Finding a space with given homology groups and fundamental group

Question

I started thinking a couple days ago about the example below, and it led me to ask the following question:

How (or when?) can we build a space (let's say a CW complex) with given homology groups and fundamental group? I know we can do either of these separately, but I couldn't do both simultaneously even for the simple example below. Also, can we have two such spaces $X, Y$ such that $X$ is not homotopy equivalent to $Y$?

EDIT: It's a necessary condition that the group we want as an $H_1$ is the abelianization of the one we want as $\pi_1$.

This is the example:

We want to know if it's possible to find a space $X$ (not homotopy equivalent to $\mathbb{T}^2$) such that $H_n(X) \cong H_n(\mathbb{T}^2)$ and $\pi_1(X) \cong \pi_1(\mathbb{T}^2) \cong \mathbb{Z}^2$.

For example, the space $X= S^2 \vee S^1 \vee S^1$ has the same homology as the torus, but has fundamental group $\mathbb{Z}\ast\mathbb{Z}$. I thought of attaching a $2$-cell to $X$ to add the relation $aba^{-1}b^{-1}$, but this ends up giving me $Y = S^2 \vee \mathbb{T}^2$, which has $H_2(Y) \cong \mathbb{Z}^2$, so it's not what I want.

Any hints would be appreciated, thanks in advance.

EDIT: It turns out a more general question was asked a few years ago. Qiaochu Yuan's answer goes a bit over my head right now, but it might be useful for someone else who comes across this.

Answer 1

This is a partial answer.

For any abelian group $G$ and integer $n \geq 1$, there is a CW complex $M(G, n)$ such that

$$\tilde{H}_i(M(G, n)) = \begin{cases} G & i = n\\ 0 & i \neq n \end{cases}$$

called a Moore space. Moreover, for $n > 1$, we can take these spaces to be simply connected. See Example $2.40$ of Hatcher's Algebraic Topology.

Using the fact that $H_n(\bigvee_{\alpha}X_{\alpha}) = \bigoplus_{\alpha}H_n(X_{\alpha})$, we see that for a given sequence of abelian groups $\{G_n\}_{n=1}^{\infty}$, the CW complex $X = \bigvee_{n=1}^{\infty}M(G_n, n)$ has the property that $H_i(X) = G_i$.

However, all that can be said of $\pi_1(X)$ is that its abelianisation is $G_1$. There are many different groups with the same abelianisation, so $\pi_1(X)$ may not be the group you wanted it to be.

If one could construct the Moore spaces $M(G, 1)$ with a given fundamental group (which must satisfy the necessary condition that its abelianisation is $G$), then the above space would have the desired properties. However, I don't know if this has been done.

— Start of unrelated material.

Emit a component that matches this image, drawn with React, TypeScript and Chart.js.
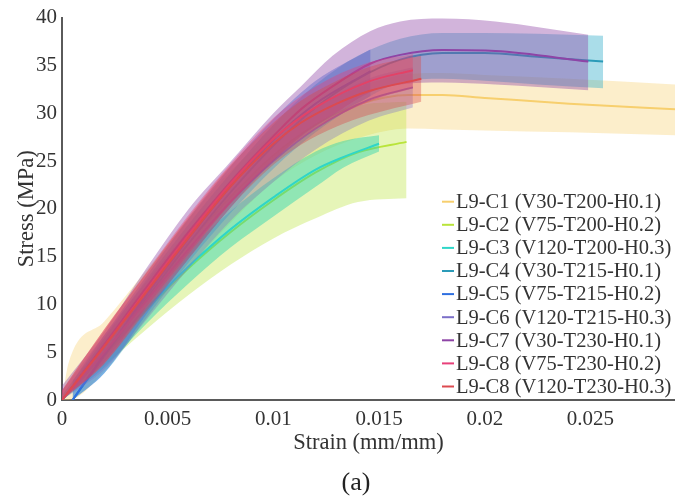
import React, { useEffect, useRef } from "react";
import { Chart, registerables } from "chart.js";

Chart.register(...registerables);

const FONT = "'Liberation Serif', 'Times New Roman', serif";

const seriesLabels = [
  "L9-C1 (V30-T200-H0.1)",
  "L9-C2 (V75-T200-H0.2)",
  "L9-C3 (V120-T200-H0.3)",
  "L9-C4 (V30-T215-H0.1)",
  "L9-C5 (V75-T215-H0.2)",
  "L9-C6 (V120-T215-H0.3)",
  "L9-C7 (V30-T230-H0.1)",
  "L9-C8 (V75-T230-H0.2)",
  "L9-C8 (V120-T230-H0.3)",
];

const lineColors = ["#f7cf6e", "#b9e43a", "#2fd6c8", "#2b9bb8", "#2e6fe0", "#7b6fc8", "#8e44a6", "#e8407a", "#dc4a50"];
const bandColors = [
  "rgba(247,207,110,0.36)",
  "rgba(185,228,58,0.36)",
  "rgba(40,210,175,0.45)",
  "rgba(43,170,200,0.40)",
  "rgba(46,111,224,0.40)",
  "rgba(123,111,200,0.35)",
  "rgba(142,68,166,0.40)",
  "rgba(232,64,122,0.38)",
  "rgba(217,70,70,0.38)",
];

// strain (mm/mm), mean stress, upper and lower bound (MPa)
const c1Strain = [0, 0.0003, 0.002, 0.004, 0.006, 0.008, 0.01, 0.012, 0.014, 0.0164, 0.018, 0.02, 0.024, 0.029];
const c1Mean = [0, 0.8, 5.4, 11.0, 16.4, 21.3, 25.6, 28.8, 30.9, 31.9, 31.9, 31.6, 31.0, 30.4];
const c1Hi = [0, 3.8, 8.2, 13.6, 19.0, 24.0, 27.9, 30.6, 32.7, 34.1, 34.2, 34.0, 33.6, 33.0];
const c1Lo = [0, 0, 3.0, 8.5, 13.8, 18.6, 22.8, 25.6, 27.4, 28.4, 28.3, 28.2, 28.0, 27.7];

const c2Strain = [0, 0.002, 0.004, 0.006, 0.008, 0.01, 0.012, 0.014, 0.0163];
const c2Mean = [0, 4.7, 9.4, 13.8, 17.6, 20.9, 23.8, 25.9, 27.0];
const c2Hi = [0.5, 6.5, 12.0, 17.0, 21.5, 25.5, 28.8, 30.8, 31.2];
const c2Lo = [0, 3.6, 7.4, 11.0, 14.2, 16.9, 19.0, 20.7, 21.1];

const c3Strain = [0, 0.002, 0.004, 0.006, 0.008, 0.01, 0.012, 0.0133, 0.015];
const c3Mean = [0, 4.8, 9.6, 14.0, 17.9, 21.2, 24.1, 25.4, 26.8];
const c3Hi = [0.5, 6.2, 11.2, 15.8, 19.8, 23.2, 26.0, 27.1, 27.7];
const c3Lo = [0, 3.4, 8.0, 12.2, 16.0, 19.2, 22.3, 24.3, 26.0];

const c4Strain = [0.0005, 0.002, 0.004, 0.006, 0.008, 0.01, 0.012, 0.014, 0.016, 0.018, 0.02, 0.0225, 0.0256];
const c4Mean = [0, 4.6, 10.6, 16.4, 21.8, 26.6, 30.6, 33.6, 35.6, 36.3, 36.3, 35.9, 35.4];
const c4Hi = [1.5, 6.5, 12.6, 18.4, 23.8, 28.8, 33.0, 36.0, 37.8, 38.4, 38.4, 38.3, 38.1];
const c4Lo = [0, 2.8, 8.6, 14.4, 19.6, 24.2, 28.0, 31.0, 33.2, 33.6, 33.4, 33.0, 32.6];

const c5Strain = [0.0005, 0.002, 0.004, 0.006, 0.008, 0.01, 0.012, 0.0146];
const c5Mean = [0, 4.8, 11.0, 16.9, 22.4, 27.2, 31.0, 34.4];
const c5Hi = [2.0, 6.8, 13.0, 19.0, 24.5, 29.4, 33.4, 36.7];
const c5Lo = [0, 2.8, 9.0, 14.8, 20.2, 25.0, 28.6, 31.8];

const c6Strain = [0, 0.002, 0.004, 0.006, 0.008, 0.01, 0.012, 0.0145, 0.0166];
const c6Mean = [0, 5.0, 10.4, 15.8, 20.8, 25.0, 28.4, 31.4, 32.7];
const c6Hi = [1, 6.8, 12.4, 17.8, 22.8, 27.2, 30.6, 33.6, 34.8];
const c6Lo = [0, 3.2, 8.4, 13.8, 18.8, 22.8, 26.2, 29.2, 30.6];

const c7Strain = [0, 0.002, 0.004, 0.006, 0.008, 0.01, 0.0113, 0.0128, 0.0146, 0.016, 0.018, 0.0205, 0.0249];
const c7Mean = [0, 5.8, 11.8, 17.6, 22.9, 27.6, 30.4, 32.8, 35.2, 36.1, 36.6, 36.5, 35.4];
const c7Hi = [1.5, 7.2, 13.8, 20.0, 25.0, 30.0, 32.8, 36.0, 38.6, 39.6, 39.9, 39.6, 38.2];
const c7Lo = [0, 4.0, 9.8, 15.4, 20.6, 25.0, 27.6, 29.8, 32.2, 33.0, 33.2, 33.0, 32.4];

const c8Strain = [0, 0.002, 0.004, 0.006, 0.008, 0.01, 0.012, 0.0145, 0.0166];
const c8Mean = [0, 5.6, 11.5, 17.3, 22.7, 27.3, 30.6, 33.3, 34.5];
const c8Hi = [1, 7.4, 13.4, 19.4, 24.8, 29.5, 32.8, 35.3, 36.2];
const c8Lo = [0, 3.8, 9.6, 15.2, 20.6, 25.1, 28.4, 31.2, 32.6];

const c9Strain = [0, 0.002, 0.004, 0.006, 0.008, 0.01, 0.0113, 0.013, 0.0145, 0.017];
const c9Mean = [0, 5.6, 11.3, 17.0, 22.4, 26.8, 29.0, 31.0, 32.3, 33.6];
const c9Hi = [1, 7.4, 13.3, 19.2, 24.6, 29.0, 31.3, 33.4, 34.8, 36.0];
const c9Lo = [0, 3.8, 9.3, 14.8, 20.2, 24.6, 26.7, 28.6, 29.8, 31.2];

const seriesStrain = [c1Strain, c2Strain, c3Strain, c4Strain, c5Strain, c6Strain, c7Strain, c8Strain, c9Strain];
const seriesMean = [c1Mean, c2Mean, c3Mean, c4Mean, c5Mean, c6Mean, c7Mean, c8Mean, c9Mean];
const seriesHi = [c1Hi, c2Hi, c3Hi, c4Hi, c5Hi, c6Hi, c7Hi, c8Hi, c9Hi];
const seriesLo = [c1Lo, c2Lo, c3Lo, c4Lo, c5Lo, c6Lo, c7Lo, c8Lo, c9Lo];

const xTitle = "Strain (mm/mm)";
const yTitle = "Stress (MPa)";
const caption = "(a)";

const pts = (xs: number[], ys: number[]) => xs.map((x, i) => ({ x, y: ys[i] }));

const legendPlugin = {
  id: "customLegend",
  afterDraw(chart: any) {
    const ctx = chart.ctx;
    ctx.save();
    ctx.font = `20.5px ${FONT}`;
    ctx.textBaseline = "middle";
    ctx.textAlign = "left";
    seriesLabels.forEach((label, i) => {
      const y = 201.7 + i * 23.1;
      ctx.strokeStyle = lineColors[i];
      ctx.lineWidth = 2;
      ctx.beginPath();
      ctx.moveTo(442, y);
      ctx.lineTo(454, y);
      ctx.stroke();
      ctx.fillStyle = "#333";
      ctx.fillText(label, 456, y + 1);
    });
    ctx.font = `26px ${FONT}`;
    ctx.textAlign = "center";
    ctx.fillStyle = "#222";
    ctx.fillText(caption, 356, 483);
    ctx.restore();
  },
};

export default function App() {
  const ref = useRef<HTMLCanvasElement | null>(null);
  useEffect(() => {
    document.body.style.margin = "0";
    const datasets: any[] = [];
    seriesLabels.forEach((label, i) => {
      const base = 100 - 3 * i;
      datasets.push({
        label: label + " upper",
        data: pts(seriesStrain[i], seriesHi[i]),
        borderWidth: 0,
        pointRadius: 0,
        backgroundColor: bandColors[i],
        fill: "+1",
        cubicInterpolationMode: "monotone",
        order: base,
      });
      datasets.push({
        label: label + " lower",
        data: pts(seriesStrain[i], seriesLo[i]),
        borderWidth: 0,
        pointRadius: 0,
        fill: false,
        cubicInterpolationMode: "monotone",
        order: base,
      });
      datasets.push({
        label,
        data: pts(seriesStrain[i], seriesMean[i]),
        borderColor: lineColors[i],
        borderWidth: 2,
        pointRadius: 0,
        fill: false,
        cubicInterpolationMode: "monotone",
        order: base - 1,
      });
    });
    const chart = new Chart(ref.current as HTMLCanvasElement, {
      type: "line",
      data: { datasets },
      options: {
        animation: false,
        responsive: false,
        devicePixelRatio: 1,
        layout: { padding: { top: 15, right: 0, left: 0, bottom: 38 } },
        plugins: { legend: { display: false }, tooltip: { enabled: false } },
        scales: {
          x: {
            type: "linear",
            min: 0,
            max: 0.029,
            grid: { display: false, drawTicks: false },
            border: { display: true, color: "#5a5a5a", width: 2 },
            ticks: {
              stepSize: 0.005,
              includeBounds: false,
              padding: 7,
              color: "#333",
              font: { family: FONT, size: 21 },
              callback: (v: any) => {
                const n = Number(v);
                return n === 0 ? "0" : String(parseFloat(n.toFixed(4)));
              },
            },
            title: { display: true, text: xTitle, color: "#333", font: { family: FONT, size: 22.5 }, padding: { top: 0, bottom: 4.5 } },
            afterFit: (scale: any) => {
              scale.height = 61;
            },
          },
          y: {
            type: "linear",
            min: 0,
            max: 40,
            grid: { display: false, drawTicks: false },
            border: { display: true, color: "#5a5a5a", width: 2 },
            ticks: { stepSize: 5, padding: 5, color: "#333", font: { family: FONT, size: 21 } },
            title: { display: true, text: yTitle, color: "#333", font: { family: FONT, size: 22.5 }, padding: { top: 14, bottom: 0 } },
            afterFit: (scale: any) => {
              scale.width = 62;
            },
          },
        },
      },
      plugins: [legendPlugin],
    });
    return () => chart.destroy();
  }, []);
  return (
    <div style={{ width: 675, height: 499, position: "relative" }}>
      <canvas ref={ref} width={675} height={499} />
    </div>
  );
}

Added Later: I asked a separate question about this final point (whether one could construct a Moore space $M(G, 1)$ with given fundamental group) here. It turns out it is not always possible.

Answer 2

Dont, know if this answers your question, probably not, but if $\pi_n(x)=0$ for all $n>1$ then the homology groups $H_n(X)$ are determined by $\pi_1(X)$ in fact they are the group cohomology of the group $\pi_1(X)$. So you may want to have variable $\pi_n(X)$.

Answer 3

Take the case where $H_1(X)=0$. It is not always possible since the first homology group is the abelianization of the fundamental group which is not always zero.